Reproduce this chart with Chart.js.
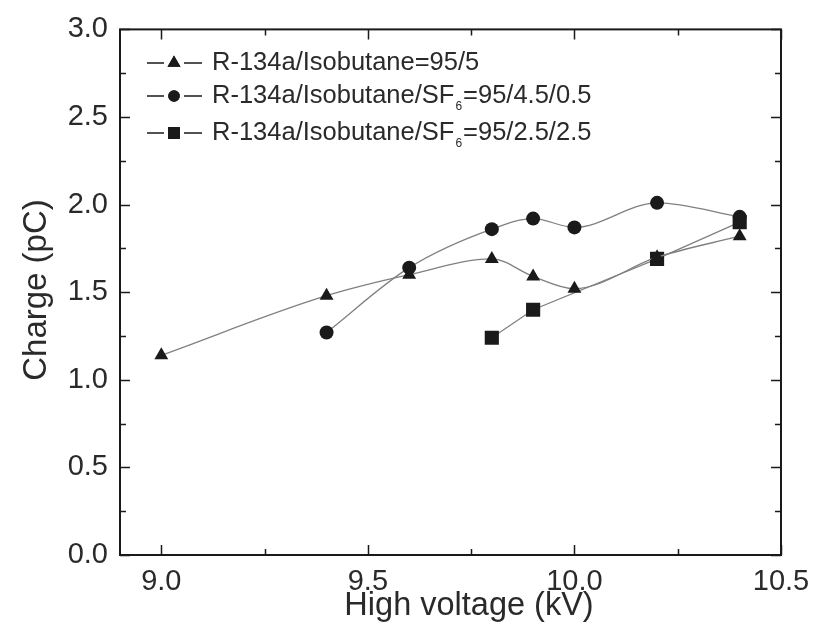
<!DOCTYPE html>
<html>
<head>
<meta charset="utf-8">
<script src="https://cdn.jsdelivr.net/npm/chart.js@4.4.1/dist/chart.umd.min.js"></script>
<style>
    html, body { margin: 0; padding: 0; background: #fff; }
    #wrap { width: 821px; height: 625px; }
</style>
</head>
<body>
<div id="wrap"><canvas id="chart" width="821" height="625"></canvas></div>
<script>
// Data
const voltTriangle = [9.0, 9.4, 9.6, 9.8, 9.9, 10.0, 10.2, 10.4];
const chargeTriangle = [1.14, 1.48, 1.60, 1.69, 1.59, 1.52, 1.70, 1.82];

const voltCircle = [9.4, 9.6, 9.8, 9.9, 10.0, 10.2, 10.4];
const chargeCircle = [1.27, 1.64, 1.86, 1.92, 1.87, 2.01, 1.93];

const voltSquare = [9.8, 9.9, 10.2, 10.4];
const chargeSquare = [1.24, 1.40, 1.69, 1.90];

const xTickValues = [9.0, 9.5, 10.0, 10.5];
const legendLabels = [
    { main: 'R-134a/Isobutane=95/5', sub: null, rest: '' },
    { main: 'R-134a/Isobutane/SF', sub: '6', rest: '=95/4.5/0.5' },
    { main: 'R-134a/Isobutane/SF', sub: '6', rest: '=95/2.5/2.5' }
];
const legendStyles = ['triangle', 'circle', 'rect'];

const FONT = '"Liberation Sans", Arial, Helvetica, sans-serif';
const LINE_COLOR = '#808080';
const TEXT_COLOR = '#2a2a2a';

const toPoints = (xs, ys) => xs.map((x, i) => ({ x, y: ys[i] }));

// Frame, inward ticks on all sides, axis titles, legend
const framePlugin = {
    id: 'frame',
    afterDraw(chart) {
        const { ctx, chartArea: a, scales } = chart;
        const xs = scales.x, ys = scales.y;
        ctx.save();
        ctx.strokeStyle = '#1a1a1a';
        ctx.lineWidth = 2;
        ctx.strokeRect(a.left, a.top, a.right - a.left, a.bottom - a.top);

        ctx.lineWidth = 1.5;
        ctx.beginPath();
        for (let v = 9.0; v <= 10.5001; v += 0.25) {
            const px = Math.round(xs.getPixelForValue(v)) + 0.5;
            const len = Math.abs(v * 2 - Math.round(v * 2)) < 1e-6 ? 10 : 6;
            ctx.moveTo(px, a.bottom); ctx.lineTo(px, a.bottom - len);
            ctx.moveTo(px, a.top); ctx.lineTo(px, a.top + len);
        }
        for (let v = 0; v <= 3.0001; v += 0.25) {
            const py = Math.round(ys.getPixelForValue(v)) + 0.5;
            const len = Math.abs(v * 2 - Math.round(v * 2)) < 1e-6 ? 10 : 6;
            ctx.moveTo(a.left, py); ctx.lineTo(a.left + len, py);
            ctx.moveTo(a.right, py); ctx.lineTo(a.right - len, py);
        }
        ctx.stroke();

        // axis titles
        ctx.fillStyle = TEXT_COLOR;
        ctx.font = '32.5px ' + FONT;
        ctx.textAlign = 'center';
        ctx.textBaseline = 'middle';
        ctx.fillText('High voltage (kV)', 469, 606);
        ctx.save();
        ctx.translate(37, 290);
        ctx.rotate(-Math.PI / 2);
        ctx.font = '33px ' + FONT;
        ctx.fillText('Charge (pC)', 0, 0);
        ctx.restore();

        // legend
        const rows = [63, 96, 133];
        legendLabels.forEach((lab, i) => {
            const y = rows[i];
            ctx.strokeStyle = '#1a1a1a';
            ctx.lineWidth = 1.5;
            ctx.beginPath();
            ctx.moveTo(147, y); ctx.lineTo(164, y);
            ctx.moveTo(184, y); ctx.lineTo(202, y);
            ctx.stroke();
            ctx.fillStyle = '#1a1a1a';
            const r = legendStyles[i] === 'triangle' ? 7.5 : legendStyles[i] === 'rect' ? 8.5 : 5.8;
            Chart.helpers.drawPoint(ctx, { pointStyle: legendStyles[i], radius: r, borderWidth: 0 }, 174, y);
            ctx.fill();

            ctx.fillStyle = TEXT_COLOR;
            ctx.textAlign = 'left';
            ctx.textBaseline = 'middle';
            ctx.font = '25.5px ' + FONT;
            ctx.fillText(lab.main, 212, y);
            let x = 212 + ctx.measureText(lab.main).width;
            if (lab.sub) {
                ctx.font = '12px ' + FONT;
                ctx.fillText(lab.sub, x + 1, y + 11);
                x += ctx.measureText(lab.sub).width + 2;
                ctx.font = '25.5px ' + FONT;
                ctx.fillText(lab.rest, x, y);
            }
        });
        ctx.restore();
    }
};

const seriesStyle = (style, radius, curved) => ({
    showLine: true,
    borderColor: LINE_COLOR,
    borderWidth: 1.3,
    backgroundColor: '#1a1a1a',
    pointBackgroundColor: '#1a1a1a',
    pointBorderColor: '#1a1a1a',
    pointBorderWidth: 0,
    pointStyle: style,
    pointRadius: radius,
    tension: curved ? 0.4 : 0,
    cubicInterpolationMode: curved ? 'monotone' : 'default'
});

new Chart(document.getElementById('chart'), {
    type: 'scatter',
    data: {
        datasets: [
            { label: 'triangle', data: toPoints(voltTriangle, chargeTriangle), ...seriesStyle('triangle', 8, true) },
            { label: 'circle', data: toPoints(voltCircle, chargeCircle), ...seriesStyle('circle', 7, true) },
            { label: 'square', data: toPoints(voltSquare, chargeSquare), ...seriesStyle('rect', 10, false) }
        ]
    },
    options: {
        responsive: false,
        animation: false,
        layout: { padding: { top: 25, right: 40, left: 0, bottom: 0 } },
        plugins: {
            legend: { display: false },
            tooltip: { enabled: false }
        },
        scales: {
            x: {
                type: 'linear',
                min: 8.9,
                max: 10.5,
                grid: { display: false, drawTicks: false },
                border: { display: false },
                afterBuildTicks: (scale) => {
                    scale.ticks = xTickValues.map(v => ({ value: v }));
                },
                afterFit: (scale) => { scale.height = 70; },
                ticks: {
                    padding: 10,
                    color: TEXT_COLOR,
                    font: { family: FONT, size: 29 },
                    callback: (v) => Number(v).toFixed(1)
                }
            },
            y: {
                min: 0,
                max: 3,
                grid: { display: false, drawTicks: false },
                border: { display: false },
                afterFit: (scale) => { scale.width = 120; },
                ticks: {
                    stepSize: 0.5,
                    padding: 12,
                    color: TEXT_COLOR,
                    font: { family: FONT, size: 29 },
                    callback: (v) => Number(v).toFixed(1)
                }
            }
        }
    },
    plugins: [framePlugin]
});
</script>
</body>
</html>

--- Stated task ---
Are you able to set down all the lines above exactly, without any pictures?

--- The output ---
Reproduce this chart with Chart.js.
<!DOCTYPE html>
<html>
<head>
<meta charset="utf-8">
<script src="https://cdn.jsdelivr.net/npm/chart.js@4.4.1/dist/chart.umd.min.js"></script>
<style>
    html, body { margin: 0; padding: 0; background: #fff; }
    #wrap { width: 821px; height: 625px; }
</style>
</head>
<body>
<div id="wrap"><canvas id="chart" width="821" height="625"></canvas></div>
<script>
// Data
const voltTriangle = [9.0, 9.4, 9.6, 9.8, 9.9, 10.0, 10.2, 10.4];
const chargeTriangle = [1.14, 1.48, 1.60, 1.69, 1.59, 1.52, 1.70, 1.82];

const voltCircle = [9.4, 9.6, 9.8, 9.9, 10.0, 10.2, 10.4];
const chargeCircle = [1.27, 1.64, 1.86, 1.92, 1.87, 2.01, 1.93];

const voltSquare = [9.8, 9.9, 10.2, 10.4];
const chargeSquare = [1.24, 1.40, 1.69, 1.90];

const xTickValues = [9.0, 9.5, 10.0, 10.5];
const legendLabels = [
    { main: 'R-134a/Isobutane=95/5', sub: null, rest: '' },
    { main: 'R-134a/Isobutane/SF', sub: '6', rest: '=95/4.5/0.5' },
    { main: 'R-134a/Isobutane/SF', sub: '6', rest: '=95/2.5/2.5' }
];
const legendStyles = ['triangle', 'circle', 'rect'];

const FONT = '"Liberation Sans", Arial, Helvetica, sans-serif';
const LINE_COLOR = '#808080';
const TEXT_COLOR = '#2a2a2a';

const toPoints = (xs, ys) => xs.map((x, i) => ({ x, y: ys[i] }));

// Frame, inward ticks on all sides, axis titles, legend
const framePlugin = {
    id: 'frame',
    afterDraw(chart) {
        const { ctx, chartArea: a, scales } = chart;
        const xs = scales.x, ys = scales.y;
        ctx.save();
        ctx.strokeStyle = '#1a1a1a';
        ctx.lineWidth = 2;
        ctx.strokeRect(a.left, a.top, a.right - a.left, a.bottom - a.top);

        ctx.lineWidth = 1.5;
        ctx.beginPath();
        for (let v = 9.0; v <= 10.5001; v += 0.25) {
            const px = Math.round(xs.getPixelForValue(v)) + 0.5;
            const len = Math.abs(v * 2 - Math.round(v * 2)) < 1e-6 ? 10 : 6;
            ctx.moveTo(px, a.bottom); ctx.lineTo(px, a.bottom - len);
            ctx.moveTo(px, a.top); ctx.lineTo(px, a.top + len);
        }
        for (let v = 0; v <= 3.0001; v += 0.25) {
            const py = Math.round(ys.getPixelForValue(v)) + 0.5;
            const len = Math.abs(v * 2 - Math.round(v * 2)) < 1e-6 ? 10 : 6;
            ctx.moveTo(a.left, py); ctx.lineTo(a.left + len, py);
            ctx.moveTo(a.right, py); ctx.lineTo(a.right - len, py);
        }
        ctx.stroke();

        // axis titles
        ctx.fillStyle = TEXT_COLOR;
        ctx.font = '32.5px ' + FONT;
        ctx.textAlign = 'center';
        ctx.textBaseline = 'middle';
        ctx.fillText('High voltage (kV)', 469, 606);
        ctx.save();
        ctx.translate(37, 290);
        ctx.rotate(-Math.PI / 2);
        ctx.font = '33px ' + FONT;
        ctx.fillText('Charge (pC)', 0, 0);
        ctx.restore();

        // legend
        const rows = [63, 96, 133];
        legendLabels.forEach((lab, i) => {
            const y = rows[i];
            ctx.strokeStyle = '#1a1a1a';
            ctx.lineWidth = 1.5;
            ctx.beginPath();
            ctx.moveTo(147, y); ctx.lineTo(164, y);
            ctx.moveTo(184, y); ctx.lineTo(202, y);
            ctx.stroke();
            ctx.fillStyle = '#1a1a1a';
            const r = legendStyles[i] === 'triangle' ? 7.5 : legendStyles[i] === 'rect' ? 8.5 : 5.8;
            Chart.helpers.drawPoint(ctx, { pointStyle: legendStyles[i], radius: r, borderWidth: 0 }, 174, y);
            ctx.fill();

            ctx.fillStyle = TEXT_COLOR;
            ctx.textAlign = 'left';
            ctx.textBaseline = 'middle';
            ctx.font = '25.5px ' + FONT;
            ctx.fillText(lab.main, 212, y);
            let x = 212 + ctx.measureText(lab.main).width;
            if (lab.sub) {
                ctx.font = '12px ' + FONT;
                ctx.fillText(lab.sub, x + 1, y + 11);
                x += ctx.measureText(lab.sub).width + 2;
                ctx.font = '25.5px ' + FONT;
                ctx.fillText(lab.rest, x, y);
            }
        });
        ctx.restore();
    }
};

const seriesStyle = (style, radius, curved) => ({
    showLine: true,
    borderColor: LINE_COLOR,
    borderWidth: 1.3,
    backgroundColor: '#1a1a1a',
    pointBackgroundColor: '#1a1a1a',
    pointBorderColor: '#1a1a1a',
    pointBorderWidth: 0,
    pointStyle: style,
    pointRadius: radius,
    tension: curved ? 0.4 : 0,
    cubicInterpolationMode: curved ? 'monotone' : 'default'
});

new Chart(document.getElementById('chart'), {
    type: 'scatter',
    data: {
        datasets: [
            { label: 'triangle', data: toPoints(voltTriangle, chargeTriangle), ...seriesStyle('triangle', 8, true) },
            { label: 'circle', data: toPoints(voltCircle, chargeCircle), ...seriesStyle('circle', 7, true) },
            { label: 'square', data: toPoints(voltSquare, chargeSquare), ...seriesStyle('rect', 10, false) }
        ]
    },
    options: {
        responsive: false,
        animation: false,
        layout: { padding: { top: 25, right: 40, left: 0, bottom: 0 } },
        plugins: {
            legend: { display: false },
            tooltip: { enabled: false }
        },
        scales: {
            x: {
                type: 'linear',
                min: 8.9,
                max: 10.5,
                grid: { display: false, drawTicks: false },
                border: { display: false },
                afterBuildTicks: (scale) => {
                    scale.ticks = xTickValues.map(v => ({ value: v }));
                },
                afterFit: (scale) => { scale.height = 70; },
                ticks: {
                    padding: 10,
                    color: TEXT_COLOR,
                    font: { family: FONT, size: 29 },
                    callback: (v) => Number(v).toFixed(1)
                }
            },
            y: {
                min: 0,
                max: 3,
                grid: { display: false, drawTicks: false },
                border: { display: false },
                afterFit: (scale) => { scale.width = 120; },
                ticks: {
                    stepSize: 0.5,
                    padding: 12,
                    color: TEXT_COLOR,
                    font: { family: FONT, size: 29 },
                    callback: (v) => Number(v).toFixed(1)
                }
            }
        }
    },
    plugins: [framePlugin]
});
</script>
</body>
</html>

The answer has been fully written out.